__Task description__: What are the lines from the one with "Convert this chart" through the one with "const limiteInferior: number[] = [0, 0];", inclusive? Output them exactly, and leave out the pictures.

__Data listing__:
----------

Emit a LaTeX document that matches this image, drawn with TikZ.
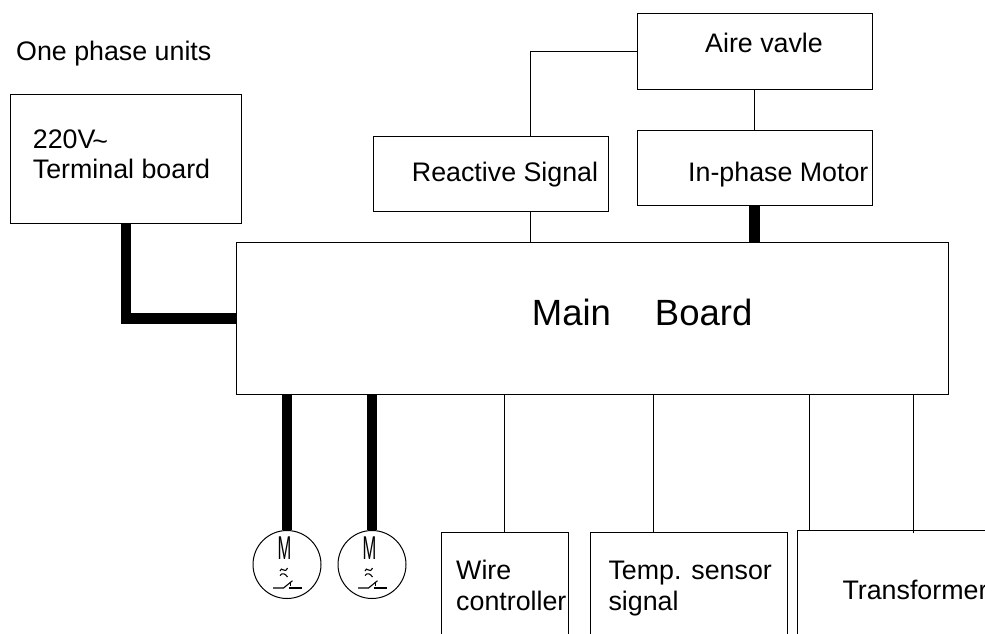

----------

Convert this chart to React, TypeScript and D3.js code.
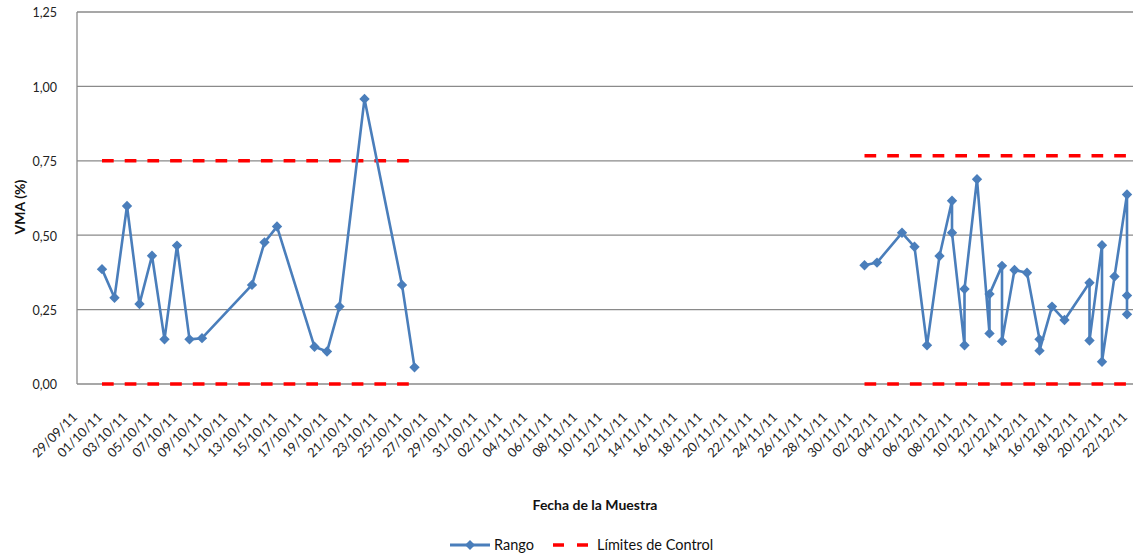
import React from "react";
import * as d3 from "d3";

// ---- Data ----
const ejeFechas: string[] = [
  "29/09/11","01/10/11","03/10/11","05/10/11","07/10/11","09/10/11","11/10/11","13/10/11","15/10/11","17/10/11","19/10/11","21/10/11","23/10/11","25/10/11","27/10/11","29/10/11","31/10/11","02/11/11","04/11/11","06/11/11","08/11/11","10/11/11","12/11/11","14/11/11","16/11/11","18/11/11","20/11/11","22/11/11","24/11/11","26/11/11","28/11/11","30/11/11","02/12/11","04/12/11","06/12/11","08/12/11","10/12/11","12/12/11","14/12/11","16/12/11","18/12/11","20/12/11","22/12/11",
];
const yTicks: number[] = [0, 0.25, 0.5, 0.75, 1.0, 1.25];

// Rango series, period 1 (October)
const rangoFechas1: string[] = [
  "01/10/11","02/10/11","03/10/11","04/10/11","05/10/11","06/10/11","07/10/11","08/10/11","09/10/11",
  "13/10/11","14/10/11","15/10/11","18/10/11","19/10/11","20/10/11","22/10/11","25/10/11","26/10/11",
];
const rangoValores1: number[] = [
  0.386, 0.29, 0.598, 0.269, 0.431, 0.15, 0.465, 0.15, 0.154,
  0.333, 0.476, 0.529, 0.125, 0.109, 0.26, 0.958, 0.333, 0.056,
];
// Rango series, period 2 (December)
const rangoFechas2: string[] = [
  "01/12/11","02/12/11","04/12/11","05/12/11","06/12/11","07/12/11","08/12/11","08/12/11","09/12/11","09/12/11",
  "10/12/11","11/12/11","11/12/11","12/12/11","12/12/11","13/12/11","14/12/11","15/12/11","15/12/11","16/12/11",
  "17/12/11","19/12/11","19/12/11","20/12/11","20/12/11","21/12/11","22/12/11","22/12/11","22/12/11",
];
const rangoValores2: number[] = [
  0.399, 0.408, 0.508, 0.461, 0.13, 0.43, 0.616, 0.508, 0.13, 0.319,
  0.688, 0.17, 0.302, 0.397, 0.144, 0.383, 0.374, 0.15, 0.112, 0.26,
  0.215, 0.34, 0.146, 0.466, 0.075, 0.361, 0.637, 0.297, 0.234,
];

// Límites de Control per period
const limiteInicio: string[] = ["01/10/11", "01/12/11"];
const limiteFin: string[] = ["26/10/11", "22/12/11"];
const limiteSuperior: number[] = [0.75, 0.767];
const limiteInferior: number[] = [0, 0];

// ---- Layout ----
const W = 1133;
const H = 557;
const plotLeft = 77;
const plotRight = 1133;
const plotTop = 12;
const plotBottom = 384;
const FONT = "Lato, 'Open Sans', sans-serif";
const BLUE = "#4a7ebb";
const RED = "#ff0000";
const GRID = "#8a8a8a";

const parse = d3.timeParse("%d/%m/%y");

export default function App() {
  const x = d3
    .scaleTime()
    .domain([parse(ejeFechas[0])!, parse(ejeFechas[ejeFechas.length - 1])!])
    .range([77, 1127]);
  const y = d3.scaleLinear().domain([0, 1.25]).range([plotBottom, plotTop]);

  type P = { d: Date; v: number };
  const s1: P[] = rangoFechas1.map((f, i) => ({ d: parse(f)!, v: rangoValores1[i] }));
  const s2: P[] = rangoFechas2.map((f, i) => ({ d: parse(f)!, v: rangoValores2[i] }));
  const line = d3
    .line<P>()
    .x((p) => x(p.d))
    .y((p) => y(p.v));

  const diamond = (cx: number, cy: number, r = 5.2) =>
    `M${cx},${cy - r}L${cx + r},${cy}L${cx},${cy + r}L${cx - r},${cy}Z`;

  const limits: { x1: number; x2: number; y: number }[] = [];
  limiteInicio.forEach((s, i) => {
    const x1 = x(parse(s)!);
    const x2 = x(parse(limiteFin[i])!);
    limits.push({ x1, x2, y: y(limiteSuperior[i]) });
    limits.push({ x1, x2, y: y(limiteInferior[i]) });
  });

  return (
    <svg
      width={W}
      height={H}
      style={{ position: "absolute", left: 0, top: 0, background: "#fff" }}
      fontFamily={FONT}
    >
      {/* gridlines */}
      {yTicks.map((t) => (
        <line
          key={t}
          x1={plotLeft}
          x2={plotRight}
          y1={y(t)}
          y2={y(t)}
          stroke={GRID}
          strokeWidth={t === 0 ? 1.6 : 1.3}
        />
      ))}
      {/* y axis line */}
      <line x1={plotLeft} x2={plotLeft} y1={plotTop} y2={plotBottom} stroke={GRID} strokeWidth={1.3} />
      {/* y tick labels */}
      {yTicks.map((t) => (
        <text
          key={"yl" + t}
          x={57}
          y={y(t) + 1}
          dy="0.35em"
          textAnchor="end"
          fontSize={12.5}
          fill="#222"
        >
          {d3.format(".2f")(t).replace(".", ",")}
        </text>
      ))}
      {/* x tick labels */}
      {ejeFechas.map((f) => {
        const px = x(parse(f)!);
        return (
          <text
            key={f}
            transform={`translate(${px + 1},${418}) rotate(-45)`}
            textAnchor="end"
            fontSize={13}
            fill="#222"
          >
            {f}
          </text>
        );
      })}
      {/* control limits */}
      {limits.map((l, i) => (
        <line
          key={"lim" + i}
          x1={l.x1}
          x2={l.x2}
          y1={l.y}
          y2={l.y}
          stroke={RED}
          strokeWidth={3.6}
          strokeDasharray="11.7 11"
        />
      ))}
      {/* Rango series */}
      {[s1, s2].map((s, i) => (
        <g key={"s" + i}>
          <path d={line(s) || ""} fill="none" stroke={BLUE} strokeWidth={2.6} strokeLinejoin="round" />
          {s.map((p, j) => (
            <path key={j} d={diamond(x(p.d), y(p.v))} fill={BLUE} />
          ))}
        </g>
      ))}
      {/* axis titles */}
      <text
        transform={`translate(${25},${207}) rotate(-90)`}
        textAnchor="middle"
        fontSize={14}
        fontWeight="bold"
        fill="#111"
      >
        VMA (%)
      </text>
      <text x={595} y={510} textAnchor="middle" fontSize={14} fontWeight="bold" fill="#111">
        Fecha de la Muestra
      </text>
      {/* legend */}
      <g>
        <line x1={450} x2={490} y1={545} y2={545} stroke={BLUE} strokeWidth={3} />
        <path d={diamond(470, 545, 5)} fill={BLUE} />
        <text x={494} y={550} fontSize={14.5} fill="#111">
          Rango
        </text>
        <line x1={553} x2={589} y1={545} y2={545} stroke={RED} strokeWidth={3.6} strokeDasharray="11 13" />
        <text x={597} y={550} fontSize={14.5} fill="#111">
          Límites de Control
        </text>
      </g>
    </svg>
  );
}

----------

__Solution to this exercise__:
Convert this chart to React, TypeScript and D3.js code.
import React from "react";
import * as d3 from "d3";

// ---- Data ----
const ejeFechas: string[] = [
  "29/09/11","01/10/11","03/10/11","05/10/11","07/10/11","09/10/11","11/10/11","13/10/11","15/10/11","17/10/11","19/10/11","21/10/11","23/10/11","25/10/11","27/10/11","29/10/11","31/10/11","02/11/11","04/11/11","06/11/11","08/11/11","10/11/11","12/11/11","14/11/11","16/11/11","18/11/11","20/11/11","22/11/11","24/11/11","26/11/11","28/11/11","30/11/11","02/12/11","04/12/11","06/12/11","08/12/11","10/12/11","12/12/11","14/12/11","16/12/11","18/12/11","20/12/11","22/12/11",
];
const yTicks: number[] = [0, 0.25, 0.5, 0.75, 1.0, 1.25];

// Rango series, period 1 (October)
const rangoFechas1: string[] = [
  "01/10/11","02/10/11","03/10/11","04/10/11","05/10/11","06/10/11","07/10/11","08/10/11","09/10/11",
  "13/10/11","14/10/11","15/10/11","18/10/11","19/10/11","20/10/11","22/10/11","25/10/11","26/10/11",
];
const rangoValores1: number[] = [
  0.386, 0.29, 0.598, 0.269, 0.431, 0.15, 0.465, 0.15, 0.154,
  0.333, 0.476, 0.529, 0.125, 0.109, 0.26, 0.958, 0.333, 0.056,
];
// Rango series, period 2 (December)
const rangoFechas2: string[] = [
  "01/12/11","02/12/11","04/12/11","05/12/11","06/12/11","07/12/11","08/12/11","08/12/11","09/12/11","09/12/11",
  "10/12/11","11/12/11","11/12/11","12/12/11","12/12/11","13/12/11","14/12/11","15/12/11","15/12/11","16/12/11",
  "17/12/11","19/12/11","19/12/11","20/12/11","20/12/11","21/12/11","22/12/11","22/12/11","22/12/11",
];
const rangoValores2: number[] = [
  0.399, 0.408, 0.508, 0.461, 0.13, 0.43, 0.616, 0.508, 0.13, 0.319,
  0.688, 0.17, 0.302, 0.397, 0.144, 0.383, 0.374, 0.15, 0.112, 0.26,
  0.215, 0.34, 0.146, 0.466, 0.075, 0.361, 0.637, 0.297, 0.234,
];

// Límites de Control per period
const limiteInicio: string[] = ["01/10/11", "01/12/11"];
const limiteFin: string[] = ["26/10/11", "22/12/11"];
const limiteSuperior: number[] = [0.75, 0.767];
const limiteInferior: number[] = [0, 0];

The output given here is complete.